Established by Congress and overseen by the Library of Congress, the National Film Registry actually began as a response to the controversial colorization process slapped on films acquired by Ted Turner in the 1980s. "These Amazing Shadows" begins with this infamous moment in film history and quickly enters a semi-shill mode, bombarding viewers with mission statements and platitudes regarding how important the National Film Registry is, setting a tone that partially recovers but winds up making what could have been a fascinating look at American film history into a tedious see-saw of fact vs. advertising. Once the sloppy origins are taken care of, some of the same people shamelessly shilling one minute quickly shift gears and provide viewers with an engaging insight as to what exactly meets the registry's mission statement of ""culturally, historically, or aesthetically significant."
Even for the most knowledgeable filmgoer, "These Amazing Shadows" is a treat, if only to serve as a reminder of the great works of art America has produced over the decades. As the obvious picks are taken care of, insightful details of less obvious choices come to the forefront and we see, that politics are politics, even when it comes to the movies. Squeezing its way in between are segments with the registry's archivist and nuggets of true film history take the spotlight. Lost films are discussed as well as rediscovered prints of pre-code and censored films of decades gone by. Truth be told, I could have watched an entire feature on just this aspect, especially if the ability to discuss non-American produced films was an option, because, at the end of the day, the strict tie to the National Film Registry leads for some huge omissions on the historical spectrum.
Ultimately "These Amazing Shadows" is a solid feature that attempts to include viewers of all backgrounds. The few artificial moments were the focus becomes more advertisement than edutainment are slightly detrimental, but the gems within are worth coming back to. The whole affair is very quickly paced and in the grand scheme of things, the less than 90-minute runtime is more of a detriment than a blessing, as the film history of America is not a subject glossed over, but if it had to be, "These Amazing Shadows" does a solid job, rendering the old AFI specials even more irrelevant than before.
The 1.78:1 anamorphic widescreen transfer is above average looking during the interview segments, but really shines when film clips are brought in; thankfully the aspect ratio shifts accordingly and almost every clip has strong color, solid contrast, and striking detail. The interview segments only suffer from a slightly warm look, but in the grand scheme of things aren't as crucial as the films themselves.
The Dolby Digital English stereo audio track holds up quite nicely with clear, crisp sound in both interview segments as well as other footage, with the original score that pays homage to other famous scores sounding richer than your usual documentary tracks. English subtitles are included.
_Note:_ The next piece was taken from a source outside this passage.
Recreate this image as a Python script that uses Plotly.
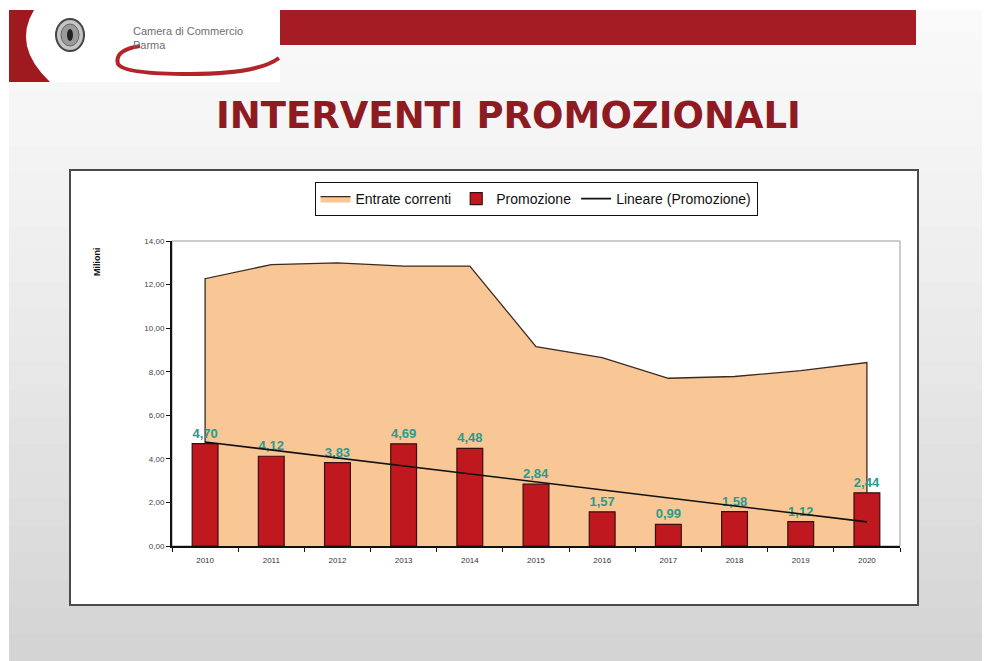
import numpy as np
import plotly.graph_objects as go

# --- data (milioni di euro) ---
YEARS = ["2010", "2011", "2012", "2013", "2014", "2015", "2016", "2017", "2018", "2019", "2020"]
ENTRATE = [12.27, 12.92, 13.0, 12.85, 12.85, 9.15, 8.65, 7.70, 7.78, 8.05, 8.42]
PROMOZIONE = [4.70, 4.12, 3.83, 4.69, 4.48, 2.84, 1.57, 0.99, 1.58, 1.12, 2.44]

TITLE = "INTERVENTI PROMOZIONALI"
Y_TITLE = "Milioni"

PEACH = "#F9C796"
RED = "#C0181F"
TEAL = "#2A9A8C"
FONT = "Liberation Sans, Arial, sans-serif"

# page has an 8px body margin, so the figure is a bit smaller than the window
OFF = 8
W, H = 990, 661
PL, PR, PT, PB = 172, 900, 241, 546   # plot area, in window pixels


def px(x):
    return (x - PL) / (PR - PL)


def py(y):
    return (PB - y) / (PB - PT)


def curve(cmds):
    return " ".join(c if isinstance(c, str) else f"{px(c[0])},{py(c[1])}" for c in cmds)


# Excel-style linear trendline of the promotion series
idx = np.arange(len(PROMOZIONE))
slope, icpt = np.polyfit(idx, PROMOZIONE, 1)
trend = icpt + slope * idx

fig = go.Figure()
fig.add_trace(
    go.Scatter(
        x=[YEARS[0]] + YEARS + [YEARS[-1]], y=[0] + ENTRATE + [0],
        name="Entrate correnti", fill="toself", fillcolor=PEACH,
        mode="lines", line=dict(color="#3b2a20", width=1.3),
    )
)
# bars + trend on an overlaid axis so they sit above the filled area
fig.add_trace(
    go.Bar(
        x=YEARS, y=PROMOZIONE, name="Promozione", width=0.39, yaxis="y2",
        marker=dict(color=RED, line=dict(color="#3a0f0f", width=1.2)),
        text=[f"{v:.2f}".replace(".", ",") for v in PROMOZIONE],
        textposition="outside", constraintext="none", cliponaxis=False,
        textfont=dict(color=TEAL, size=13, family=FONT, weight="bold"),
    )
)
fig.add_trace(
    go.Scatter(
        x=YEARS, y=trend, name="Lineare (Promozione)", mode="lines", yaxis="y2",
        line=dict(color="#111111", width=1.6),
    )
)

shapes = []
# slide background: light vertical gradient
n = 24
top, bot = 10, H
for i in range(n):
    y0 = top + (bot - top) * i / n
    y1 = top + (bot - top) * (i + 1) / n
    g = int(249 - (249 - 212) * (i / (n - 1)) ** 1.3)
    shapes.append(dict(type="rect", xref="paper", yref="paper",
                       x0=px(9), x1=px(W + 5), y0=py(y1 + 1), y1=py(y0),
                       fillcolor=f"rgb({g},{g},{g})", line=dict(width=0), layer="below"))
# header: red bar, white logo tab, left crescent, swoosh and seal
shapes.append(dict(type="rect", xref="paper", yref="paper", x0=px(275), x1=px(916),
                   y0=py(45), y1=py(10), fillcolor="#A61C24", line=dict(width=0), layer="below"))
shapes.append(dict(type="rect", xref="paper", yref="paper", x0=px(9), x1=px(280),
                   y0=py(82), y1=py(10), fillcolor="white", line=dict(width=0), layer="below"))
shapes.append(dict(type="path", xref="paper", yref="paper",
                   path=curve(["M", (9, 10), "L", (34, 10), "Q", (12, 46), (50, 82),
                               "L", (9, 82), "Z"]),
                   fillcolor="#9E1A1F", line=dict(width=0), layer="below"))
shapes.append(dict(type="path", xref="paper", yref="paper",
                   path=curve(["M", (140, 46), "Q", (114, 50), (118, 64), "Q", (124, 74),
                               (190, 74), "Q", (258, 74), (279, 58)]),
                   line=dict(color="#B3242A", width=4), layer="below"))
shapes.append(dict(type="circle", xref="paper", yref="paper", x0=px(56), x1=px(84),
                   y0=py(51), y1=py(19), fillcolor="#c4c4c4",
                   line=dict(color="#444", width=2), layer="below"))
shapes.append(dict(type="circle", xref="paper", yref="paper", x0=px(61), x1=px(79),
                   y0=py(46), y1=py(24), fillcolor="#9a9a9a",
                   line=dict(color="#666", width=1), layer="below"))
shapes.append(dict(type="circle", xref="paper", yref="paper", x0=px(67), x1=px(73),
                   y0=py(41), y1=py(29), fillcolor="#222", line=dict(width=0), layer="below"))
# chart frame and plot-area border
shapes.append(dict(type="rect", xref="paper", yref="paper", x0=px(70), x1=px(918),
                   y0=py(605), y1=py(170), fillcolor="white",
                   line=dict(color="#4a4a4a", width=2), layer="below"))
shapes.append(dict(type="rect", xref="paper", yref="paper", x0=0, x1=1, y0=0, y1=1,
                   line=dict(color="#9a9a9a", width=1), layer="below"))

annotations = [
    dict(text=f"<b>{TITLE}</b>", xref="paper", yref="paper", x=px(508), y=py(115),
         xanchor="center", yanchor="middle", showarrow=False,
         font=dict(family="DejaVu Sans", size=37, color="#8E1B22")),
    dict(text="Camera di Commercio<br>Parma", xref="paper", yref="paper",
         x=px(131), y=py(38), xanchor="left", yanchor="middle", align="left",
         showarrow=False, font=dict(family=FONT, size=11, color="#6f6f6f")),
    dict(text=f"<b>{Y_TITLE}</b>", xref="paper", yref="paper", x=px(97), y=py(262),
         xanchor="center", yanchor="middle", textangle=-90, showarrow=False,
         font=dict(family=FONT, size=9, color="#111")),
]

fig.update_layout(
    width=W - OFF, height=H - OFF,
    margin=dict(l=PL - OFF, r=W - PR, t=PT - OFF, b=H - PB, pad=0),
    paper_bgcolor="white", plot_bgcolor="rgba(0,0,0,0)",
    separators=",.",
    font=dict(family=FONT, size=12, color="#111"),
    shapes=shapes, annotations=annotations,
    showlegend=True,
    legend=dict(orientation="h", x=px(536), xanchor="center", y=py(182), yanchor="top",
                bgcolor="white", bordercolor="#111", borderwidth=1,
                font=dict(family=FONT, size=14, color="#111"), itemwidth=30,
                tracegroupgap=0, traceorder="normal"),
    bargap=0.6,
)
fig.update_xaxes(
    type="category", categoryorder="array", categoryarray=YEARS,
    tickson="boundaries", ticks="outside", ticklen=4, tickcolor="#111",
    showline=True, linecolor="#111", linewidth=2, showgrid=False,
    ticklabelstandoff=5,
    tickfont=dict(size=8, color="#333"), range=[-0.5, len(YEARS) - 0.5],
)
fig.update_yaxes(
    range=[0, 14], dtick=2, tickformat=".2f", ticks="outside", ticklen=4,
    tickcolor="#111", showline=True, linecolor="#111", linewidth=2,
    showgrid=False, zeroline=False, tickfont=dict(size=8, color="#444"),
)
fig.update_layout(yaxis2=dict(overlaying="y", range=[0, 14], visible=False))

fig.write_html("out.html")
The most fascinating and valuable bonus feature is "Lost Forever" a 30-minute documentary focusing solely on film preservation, which also serves as a mini-lesson on film stock. It's in many ways more interesting than the main feature. Rounding out the extras is "Live from Prague" which focuses on the original score, "These Amazing Shadows at Sundance," and a series of outtakes, which include slightly extended interviews with some famous Hollywood faces.
Mostly a history lesson, "These Amazing Shadows" is an enjoyable run through American film history with a few detours for special topics and the occasional PSA for the National Film Registry. The "Lost Forever" bonus feature is a pleasant surprise, taking the spark of interest on film preservation generated in the main feature and providing greater insight into an incredibly important facet of filmmaking and preservation. Recommended.